I have written a scraper in Python 3 using Beautiful Soup 4 to retrieve the latest version of Plex Media Server from https://plex.tv, and I'd like some feedback on how to improve it.
The HTML the parser is to be used on can be found at here (the section of code that downloads the HTML itself is not included in the parser).
This is the first time I've written any type of scraper / parser, and I feel my current code is rather messy with some parts being partially redundant.
parser.py
from bs4 import BeautifulSoup
from urllib.parse import urlparse
from os import path
import os
import re
from .version import PlexVersion
class PlexVersionParser(object):
def __init__(self, html):
self._html = html
self._soup = BeautifulSoup(self.html, 'html.parser')
self._versions = []
@property
def html(self):
return self._html
@property
def soup(self):
return self._soup
@property
def versions(self):
return self._versions
def _create_version(self, version_string, platform, name, address):
version_string = 'Unknown' if version_string is None else version_string
platform = 'Unknown' if platform is None else platform
name = 'Unknown' if name is None else name
address = 'Unknown' if address is None else address
version = PlexVersion(version_string, platform, name, address)
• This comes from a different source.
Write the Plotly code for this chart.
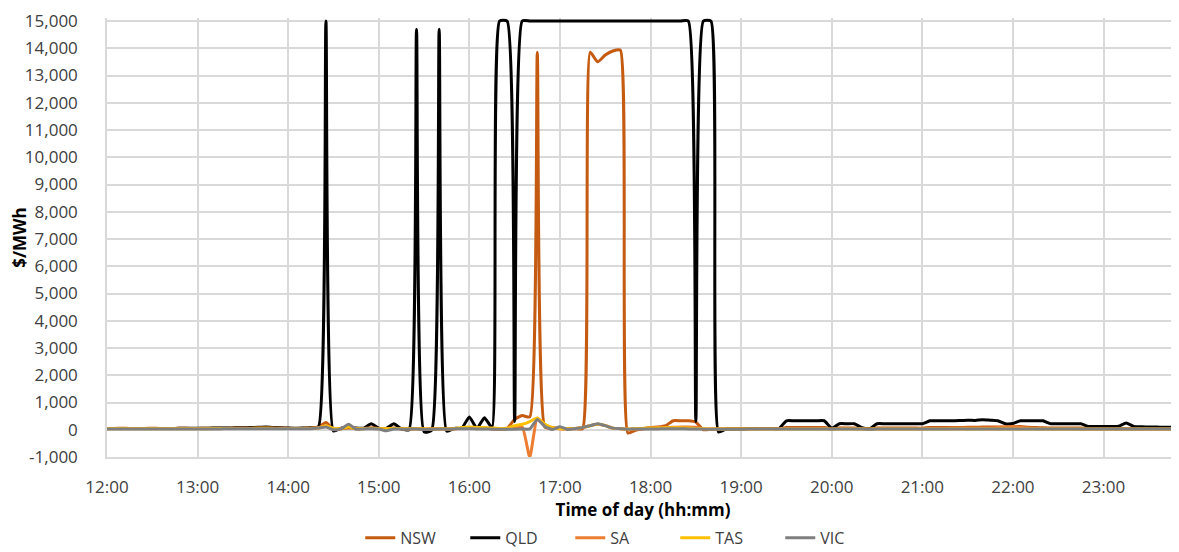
import pandas as pd
import plotly.graph_objects as go

# 5-minute dispatch intervals, 12:00 to 23:50
TIMES = pd.date_range("2024-01-01 12:00", "2024-01-01 23:50", freq="5min")

# prices in $/MWh, one row per hour (:00 ... :55)
NSW = [
    50, 50, 52, 50, 48, 50, 52, 50, 50, 50, 52, 50,
    50, 52, 55, 55, 58, 60, 62, 65, 70, 75, 70, 60,
    55, 50, 55, 60, 100, 270, 20, 40, 60, 50, 50, 60,
    50, 45, 60, 40, 30, 50, 20, 30, 40, 30, 40, 50,
    60, 50, 60, 40, 30, 50, 380, 520, 470, 13850, 100, 60,
    50, 40, 40, 40, 13850, 13500, 13750, 13900, 13930, -120, -20, 40,
    80, 100, 150, 330, 330, 330, 280, 0, 20, 30, 30, 40,
    40, 40, 45, 40, 50, 45, 80, 80, 80, 80, 80, 80,
    50, 60, 60, 60, 50, 40, 60, 60, 60, 60, 60, 60,
    60, 80, 80, 80, 80, 80, 90, 90, 100, 100, 100, 100,
    100, 120, 90, 80, 70, 60, 60, 60, 60, 60, 50, 50,
    50, 50, 50, 50, 50, 50, 50, 50, 50, 50, 50,
]
QLD = [
    45, 48, 50, 47, 46, 45, 44, 46, 48, 50, 52, 55,
    55, 58, 60, 62, 65, 70, 75, 80, 90, 100, 80, 70,
    60, 55, 60, 70, 100, 15000, -50, 60, 100, 60, 60, 220,
    60, 50, 220, 30, 0, 14700, -80, -20, 14700, -50, 50, 60,
    470, 50, 440, 80, 15000, 15000, 300, 15000, 15000, 15000, 15000, 15000,
    15000, 15000, 15000, 15000, 15000, 15000, 15000, 15000, 15000, 15000, 15000, 15000,
    15000, 15000, 15000, 15000, 15000, 15000, 300, 15000, 15000, -80, 30, 40,
    40, 45, 40, 45, 50, 45, 330, 330, 330, 330, 330, 330,
    60, 220, 220, 220, 80, 40, 220, 220, 220, 220, 220, 220,
    220, 330, 330, 330, 330, 340, 350, 340, 370, 350, 330, 220,
    230, 330, 330, 330, 330, 220, 220, 220, 220, 220, 120, 120,
    120, 120, 130, 250, 120, 110, 100, 100, 90, 90, 80,
]
SA = [
    45, 45, 46, 45, 44, 45, 46, 45, 45, 45, 46, 45,
    45, 46, 48, 48, 50, 52, 55, 58, 60, 62, 60, 55,
    50, 48, 50, 55, 80, 150, 10, 40, 120, 40, 45, 60,
    45, 40, 50, 40, 30, 40, 30, 30, 40, 30, 40, 50,
    55, 50, 55, 40, 30, 40, 60, 100, -1000, 420, 150, 80,
    30, 40, 50, 80, 150, 200, 150, 60, 40, 20, 30, 40,
    60, 70, 80, 90, 100, 100, 90, 40, 30, 30, 30, 35,
    35, 35, 40, 35, 40, 40, 50, 50, 50, 50, 50, 50,
    30, 50, 50, 50, 40, 30, 40, 40, 40, 40, 40, 40,
    40, 50, 50, 50, 60, 60, 60, 60, 60, 60, 80, 100,
    120, 80, 60, 50, 40, 40, 40, 40, 30, 30, 30, 30,
    30, 30, 30, 30, 30, 30, 30, 30, 30, 30, 30,
]
TAS = [
    40, 40, 40, 40, 40, 40, 40, 40, 40, 40, 40, 40,
    40, 40, 42, 42, 45, 45, 50, 50, 55, 55, 50, 45,
    45, 45, 45, 50, 60, 150, 50, 40, 100, 40, 40, 50,
    40, 40, 45, 40, 35, 40, 30, 30, 40, 30, 40, 80,
    100, 80, 80, 60, 50, 60, 150, 200, 300, 430, 200, 80,
    40, 40, 50, 80, 150, 200, 150, 60, 40, 30, 40, 50,
    60, 60, 70, 70, 70, 60, 50, 40, 30, 30, 30, 30,
    30, 30, 30, 30, 30, 30, 30, 30, 30, 30, 30, 30,
    20, 30, 30, 30, 30, 20, 30, 30, 30, 30, 30, 30,
    30, 30, 30, 30, 30, 30, 30, 30, 30, 30, 30, 30,
    30, 30, 30, 30, 30, 30, 30, 30, 30, 30, 30, 30,
    30, 30, 30, 30, 30, 30, 30, 30, 30, 30, 30,
]
VIC = [
    30, 30, 30, 30, 30, 30, 30, 30, 30, 30, 30, 30,
    30, 30, 32, 32, 35, 35, 38, 38, 40, 40, 38, 35,
    35, 35, 35, 40, 60, 100, 0, 30, 200, 20, 30, 40,
    30, -40, 30, 20, 20, 30, 10, 20, 30, 20, 30, 40,
    40, 30, 30, 20, 20, 20, 20, 30, 30, 380, 120, 10,
    110, 10, 40, 80, 150, 220, 150, 60, 40, 20, 30, 30,
    30, 30, 40, 40, 40, 30, 30, 20, 20, 20, 20, 20,
    20, 25, 25, 25, 25, 25, 30, 30, 30, 30, 30, 30,
    20, 30, 30, 30, 25, 20, 25, 25, 25, 25, 25, 25,
    25, 25, 25, 25, 25, 25, 25, 25, 25, 25, 25, 25,
    25, 25, 25, 25, 25, 25, 25, 25, 25, 25, 25, 25,
    25, 25, 25, 25, 25, 25, 25, 25, 25, 25, 25,
]

SERIES = [
    ("NSW", NSW, "#C55A11"),
    ("QLD", QLD, "#000000"),
    ("SA", SA, "#ED7D31"),
    ("TAS", TAS, "#FFC000"),
    ("VIC", VIC, "#7F7F7F"),
]

Y_TICKS = list(range(-1000, 16000, 1000))
Y_LABELS = [f"{v:,}" for v in Y_TICKS]
X_TICKS = pd.date_range("2024-01-01 12:00", "2024-01-01 23:00", freq="1h")
X_LABELS = [t.strftime("%H:%M") for t in X_TICKS]

FONT = "Open Sans"
GRID = "#D9D9D9"

fig = go.Figure()
for name, vals, color in SERIES:
    fig.add_trace(go.Scatter(
        x=TIMES, y=vals, name=name, mode="lines",
        line=dict(color=color, width=3, shape="spline", smoothing=0.5),
    ))

# page body has an 8px margin, so the figure is sized to fill the rest;
# y range reaches a touch above 15,000 so the capped lines are not clipped
fig.update_layout(
    width=1171, height=544,
    margin=dict(l=99, r=0, t=10, b=95, autoexpand=False),
    plot_bgcolor="white", paper_bgcolor="white",
    font=dict(family=FONT, size=17, color="#404040"),
    showlegend=True,
    legend=dict(orientation="h", xref="container", yref="container",
                x=0.525, xanchor="center", y=0.026, yanchor="middle",
                font=dict(size=16, color="#404040"),
                entrywidth=60, entrywidthmode="pixels"),
)
fig.update_xaxes(
    range=["2024-01-01 12:00", "2024-01-01 23:50"],
    tickvals=X_TICKS, ticktext=X_LABELS,
    showgrid=True, gridcolor=GRID, gridwidth=1.5,
    showline=True, linecolor=GRID, linewidth=1.5,
    ticks="", ticklabelstandoff=14,
    title=dict(text="<b>Time of day (hh:mm)</b>", standoff=8,
               font=dict(size=17, color="#000000")),
    zeroline=False,
)
fig.update_yaxes(
    range=[-1000, 15110],
    tickvals=Y_TICKS, ticktext=Y_LABELS,
    showgrid=True, gridcolor=GRID, gridwidth=1.5,
    showline=True, linecolor=GRID, linewidth=1.5,
    ticks="", ticklabelstandoff=24,
    title=dict(text="<b>$/MWh</b>", standoff=0,
               font=dict(size=17, color="#000000")),
    zeroline=False,
)

fig.write_html("out.html")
self.versions.append(version)
def _parse_download_link(self, platform, name, address):
platform = re.sub(r'^Plex Media Server for ', '', platform)
name = re.sub(r'^Download ?', '', name)
if len(name) == 0:
name = None
url = urlparse(address)
path_pieces = path.normpath(url.path).split(os.sep)
self._create_version(path_pieces[2], platform, name, address)
def _parse_download_links(self, title, links, prefix=None):
for link in links:
name = link.text if prefix is None else prefix + ' ' + link.text
address = link['href']
self._parse_download_link(title, name, address)
def _parse_tab(self, tab):
title = tab.find(class_="title").text
linkParent = tab.find(class_="pop-btn", recursive=False)
if linkParent is None:
linkParent = tab.find(class_="os", recursive=False)
for link in linkParent.findAll("li"):
subTitle = link.find("h3").text
subLinkParent = link.find(class_="pop-btn", recursive=False)
subLink = subLinkParent.findAll("a", recursive=False)
self._parse_download_links(title, subLink, subTitle)
else:
links = linkParent.findAll("a", recursive=False)
self._parse_download_links(title, links)
def _parse_tabs(self, tabs):
for tab in tabs:
self._parse_tab(tab)
def _parse_section(self, section):
tabs = section.findAll("div", id=re.compile("tabs-[0-9]+"))
self._parse_tabs(tabs)
def _parse_sections(self):
sections = self.soup.findAll("div", id=re.compile("pms-.*"))
for section in sections:
self._parse_section(section)
def parse(self):
self._parse_sections()
version.py
def _parse_version(version_string):
pieces = version_string.split('.')
if len(pieces) != 5:
raise ValueError('invalid version string')
major_version = int(pieces[0])
minor_version = int(pieces[1])
patch_version = int(pieces[2])
pre_release_version = int(pieces[3])
build_metadata = pieces[4]
return (major_version,
minor_version,
patch_version,
pre_release_version,
build_metadata)
class SemanticVersion(object):
def __init__(self, version_string):
self._version = _parse_version(version_string)
@property
def version(self):
return self._version
@property
def major_version(self):
return self[0]
@property
def minor_version(self):
return self[1]
@property
def patch_version(self):
return self[2]
@property
def pre_release_version(self):
return self[3]
@property
def build_metadata(self):
return self[4]
def __str__(self):
return '.'.join(map(str, self.version))
def __repr__(self):
return str(self)
def __getitem__(self, index):
return self.version[index]
def __eq__(self, other):
return all([self[k] == other[k] for k in range(3)])
def __gt__(self, other):
if self == other:
return False
return not any([self[k] <= other[k] for k in range(3)])
class PlexVersion(SemanticVersion):
def __init__(self, version_string, platform, name, address):
super().__init__(version_string)
self._platform = platform
self._name = name
self._address = address
@property
def platform(self):
return self._platform
@property
def name(self):
return self._name
@property
def address(self):
return self._address
def __str__(self):
version = super().__str__()
return '{} {} v{}'.format(self.platform, self.name, version)
My question is mainly about parser.py
, but any feedback on my semantic version implementation is very welcome.
The main "irks" I have with my parser are the following:
- The
_parse_tab
method handles the specialos
class case in a way I'm not too fond of. However, I am not sure on any other ways of handling it. - The way
_create_version
handlesNone
cases looks rather verbose to me, but I don't know of a better way of creating a "default" value.